Financial highlights

  • Oil revenue for the six months was $66.8 million (down 25.3%), gas revenue $6.1 million (up 321.7%), and NGL revenue $14.1 million (up 45.3%) year-over-year.

  • Operating cash flow for the six months was $29.9 million, down from $41.3 million year-over-year; discretionary cash flow for the first half was $56.9 million, compared to $64.1 million in 2024.

  • Q2 2025 diluted EPS was $1.33, down from $7.77 in Q2 2024; basic EPS for the six months was $7.37, down from $17.31; diluted EPS was $5.07, down from $12.16.

  • Liquidity at quarter-end included $2.4 million in cash and $115 million fully available under a credit facility.
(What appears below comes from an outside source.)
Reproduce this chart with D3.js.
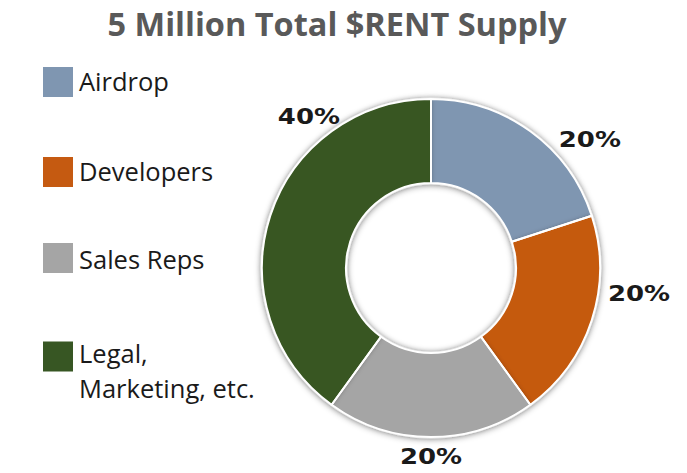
<!DOCTYPE html>
<html><head><meta charset="utf-8">
<script src="https://cdn.jsdelivr.net/npm/d3@7"></script>
<style>html,body{margin:0;padding:0;background:#fff;}</style>
</head><body>
<script>
const categories = ["Airdrop", "Developers", "Sales Reps", "Legal, Marketing, etc."];
const values = [20, 20, 20, 40];
const labels = ["20%", "20%", "20%", "40%"];
const colors = ["#7f96b1", "#c55a11", "#a5a5a5", "#375623"];
const title = "5 Million Total $RENT Supply";

const W = 687, H = 473;
const svg = d3.select("body").append("svg").attr("width", W).attr("height", H);
const defs = svg.append("defs");
const f = defs.append("filter").attr("id", "shadow").attr("x", "-20%").attr("y", "-20%").attr("width", "140%").attr("height", "140%");
f.append("feGaussianBlur").attr("in", "SourceAlpha").attr("stdDeviation", 3).attr("result", "b");
f.append("feOffset").attr("in", "b").attr("dx", 0).attr("dy", 1).attr("result", "o");
f.append("feComponentTransfer").attr("in", "o").attr("result", "s").append("feFuncA").attr("type", "linear").attr("slope", 0.35);
const m = f.append("feMerge"); m.append("feMergeNode").attr("in", "s"); m.append("feMergeNode").attr("in", "SourceGraphic");

const fi = defs.append("filter").attr("id", "inner");
fi.append("feGaussianBlur").attr("in", "SourceAlpha").attr("stdDeviation", 2.5).attr("result", "blur");
fi.append("feComposite").attr("in", "SourceAlpha").attr("in2", "blur").attr("operator", "arithmetic").attr("k2", -1).attr("k3", 1).attr("result", "edge");
fi.append("feFlood").attr("flood-color", "#000").attr("flood-opacity", 0.35);
fi.append("feComposite").attr("in2", "edge").attr("operator", "in").attr("result", "sh");
const mi = fi.append("feMerge"); mi.append("feMergeNode").attr("in", "SourceGraphic"); mi.append("feMergeNode").attr("in", "sh");

svg.append("text").attr("x", 337).attr("y", 36).attr("text-anchor", "middle")
  .attr("font-family", "Open Sans").attr("font-weight", "bold").attr("font-size", 32.5)
  .attr("fill", "#595959").text(title);

const cx = 431, cy = 268, R = 169, r = 85;
const pie = d3.pie().sort(null).value(d => d);
const arcs = pie(values);
const arc = d3.arc().innerRadius(r).outerRadius(R);
const g = svg.append("g").attr("transform", `translate(${cx},${cy})`);
const ring = g.append("g").attr("filter", "url(#shadow)");
ring.append("path").attr("d", d3.arc().innerRadius(r - 1.5).outerRadius(R + 1.5)({startAngle: 0, endAngle: 2 * Math.PI})).attr("fill", "#fff");
ring.selectAll("path.s").data(arcs).join("path").attr("class", "s")
  .attr("d", arc).attr("fill", (d, i) => colors[i]).attr("filter", "url(#inner)");
ring.selectAll("path.b").data(arcs).join("path").attr("class", "b")
  .attr("d", arc).attr("fill", "none").attr("stroke", "#fff").attr("stroke-width", 2);

// label anchor angles (deg, clockwise from top) and radii
const labelAngles = [50.9, 97.0, 180, 321.3];
const labelRadii = [204.7, 209.6, 188.5, 195.3];
g.selectAll("text.l").data(arcs).join("text").attr("class", "l")
  .attr("transform", (d, i) => {
    const a = labelAngles[i] * Math.PI / 180;
    return `translate(${labelRadii[i] * Math.sin(a)},${-labelRadii[i] * Math.cos(a)}) scale(1.18,1)`;
  })
  .attr("dy", "0.36em").attr("text-anchor", "middle")
  .attr("font-family", "DejaVu Sans").attr("font-weight", "bold").attr("font-size", 22)
  .attr("fill", "#1a1a1a").text((d, i) => labels[i]);

// legend
const legY = [82, 172, 258, 356.5];
const legBase = [[91], [181], [269], [363, 398]];
const leg = svg.append("g");
categories.forEach((c, i) => {
  leg.append("rect").attr("x", 43).attr("y", legY[i] - 15).attr("width", 30).attr("height", 30).attr("fill", colors[i]);
  const parts = c === "Legal, Marketing, etc." ? ["Legal,", "Marketing, etc."] : [c];
  const t = leg.append("text").attr("font-family", "Open Sans").attr("font-size", 25.5).attr("fill", "#1a1a1a");
  parts.forEach((p, j) => t.append("tspan").attr("x", 79).attr("y", legBase[i][j]).text(p));
});
</script>
</body></html>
  • Depreciation, depletion, and amortization expense increased 48.9% to $41.1 million for the six months.

Outlook and guidance

  • Capital budget for 2025 is $98 million, focused on horizontal drilling, with flexibility to adjust based on commodity prices and cash flows.

  • Anticipates investing $224 million in West Texas horizontal drilling over the next several years.

  • Management remains confident in executing the development program and creating long-term value despite softer commodity prices.

  • Plans to continue share repurchases through the remainder of the year.

  • No current requirement to hedge production under the credit agreement as of August 2025.